If you’re traveling with mobility limitations, this is not suitable for wheelchair users. The tour specifically warns about steps and uneven surfaces across large archaeological sites.
Quick tips that make the day smoother

- Wear comfortable shoes you can handle on rough stone and steps.
- Bring a bottle of water and use it early—Rome walking adds up fast.
- Keep bags light. Luggage or large bags aren’t allowed.
- Arrive a few minutes early so you can find your guide sign and get oriented.
- If you get updates on timing changes, respond promptly so you don’t miss the tour.
If you’re lucky enough to get Palo as your guide, you’ll likely notice the difference right away. In past experiences, Palo has been praised for being caring, knowledgeable in the sense that the facts land clearly, and funny in a way that makes the stories easier to remember. A good guide can turn a “seen it before” monument into one you understand in new ways.
Should you book this Colosseum–Forum–Palatine tour?
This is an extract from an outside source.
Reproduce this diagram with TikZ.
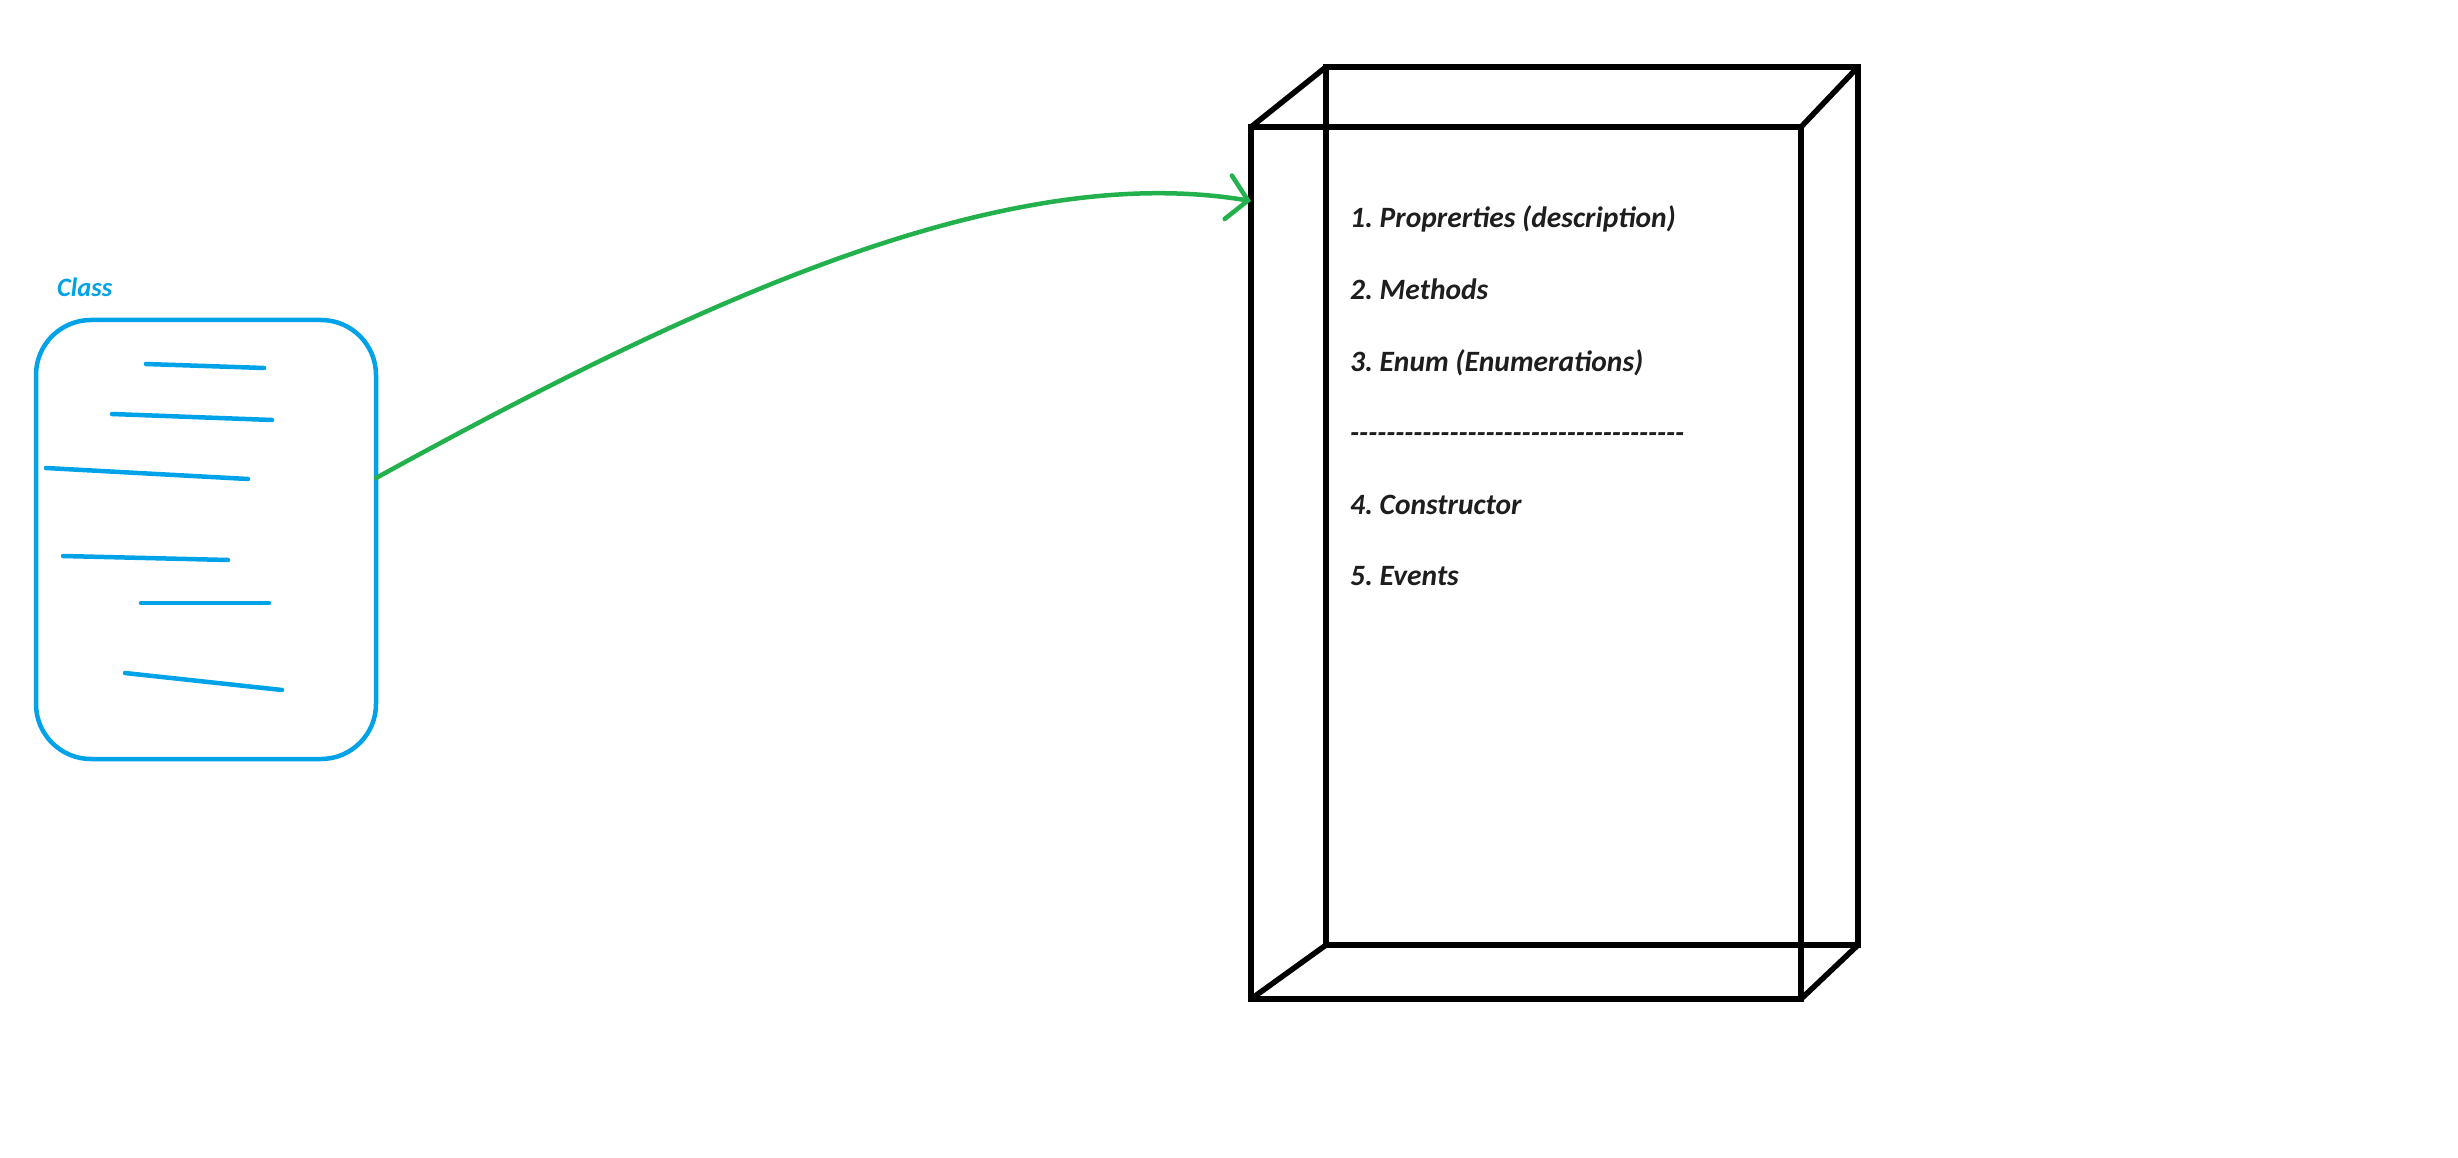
\documentclass[tikz,border=0pt]{standalone}
\usepackage{fontspec}
\setmainfont{Carlito}
\usetikzlibrary{arrows.meta,calc}
\definecolor{pblue}{RGB}{0,162,232}
\definecolor{pgreen}{RGB}{34,177,76}
\definecolor{txt}{RGB}{30,30,30}
\newcommand\hyrow{\foreach \i in {1,...,37}{-\kern0pt}}
\frenchspacing
\begin{document}
\begin{tikzpicture}[x=1pt,y=-1pt,
  wire/.style={draw=black,line width=5.5pt,outer sep=0pt,inner sep=0pt},
  wireline/.style={draw=black,line width=5.5pt,line cap=round},
  scrib/.style={draw=pblue,line width=4.5pt,line cap=round},
  item/.style={anchor=base west,inner sep=0pt,text=txt,font=\fontsize{29.5}{33}\selectfont\bfseries\itshape}]
\useasboundingbox[fill=white] (0,0) rectangle (2458,1158);
% class box
\node[draw=pblue,line width=4.5pt,rounded corners=55pt,minimum width=340pt,minimum height=439pt,outer sep=0pt,inner sep=0pt] (cls) at (206,539.5) {};
\node[anchor=base west,text=pblue,inner sep=0pt,font=\fontsize{26.5}{30}\selectfont\bfseries\itshape] (clslabel) at (57,297) {Class};
\draw[scrib] (146,364) -- (264,368);
\draw[scrib] (112,414) -- (272,420);
\draw[scrib] (46,468) -- (248,479);
\draw[scrib] (63,556) -- (228,560);
\draw[scrib] (141,603) -- (269,603);
\draw[scrib] (125,673) -- (282,690);
% wireframe box
\node[wire,minimum width=532pt,minimum height=878pt] (back) at (1592,506) {};
\node[wire,minimum width=550pt,minimum height=872pt] (front) at (1526,563) {};
\draw[wireline] (front.north west) -- (back.north west);
\draw[wireline] (front.north east) -- (back.north east);
\draw[wireline] (front.south west) -- (back.south west);
\draw[wireline] (front.south east) -- (back.south east);
% items
\node[item] (i1) at (1350,228) {1. Proprerties (description)};
\node[item] (i2) at (1350,299.5) {2. Methods};
\node[item] (i3) at (1350,371) {3. Enum (Enumerations)};
\node[item] (sep) at (1350,442.5) {\hyrow};
\node[item] (i4) at (1350,514) {4. Constructor};
\node[item] (i5) at (1350,585.5) {5. Events};
% arrow
\draw[pgreen,line width=4.5pt,line cap=round,-{Straight Barb[length=20pt,width=44pt,line cap=round]}]
  ([yshift=61.5pt]cls.east) .. controls (700,300) and (1004,160) .. ([yshift=-74pt]front.north west);
\end{tikzpicture}
\end{document}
I’d book it if your priority is the full big-picture Roman experience in one compact outing. The combination of Roman Forum + Palatine Hill gives you context for the Colosseum, and the arena floor access is the part that most people can’t replicate on their own.
Skip it if you’re looking for an unhurried, purely visual day with lots of free time to wander. This is more of a guided route with structured stops, and the walking is real.
If you want the rare arena floor slot, the Forum’s major sights, and Palatine’s imperial setting—all tied together with a small-group guide—this is a solid way to spend 3 hours in Rome.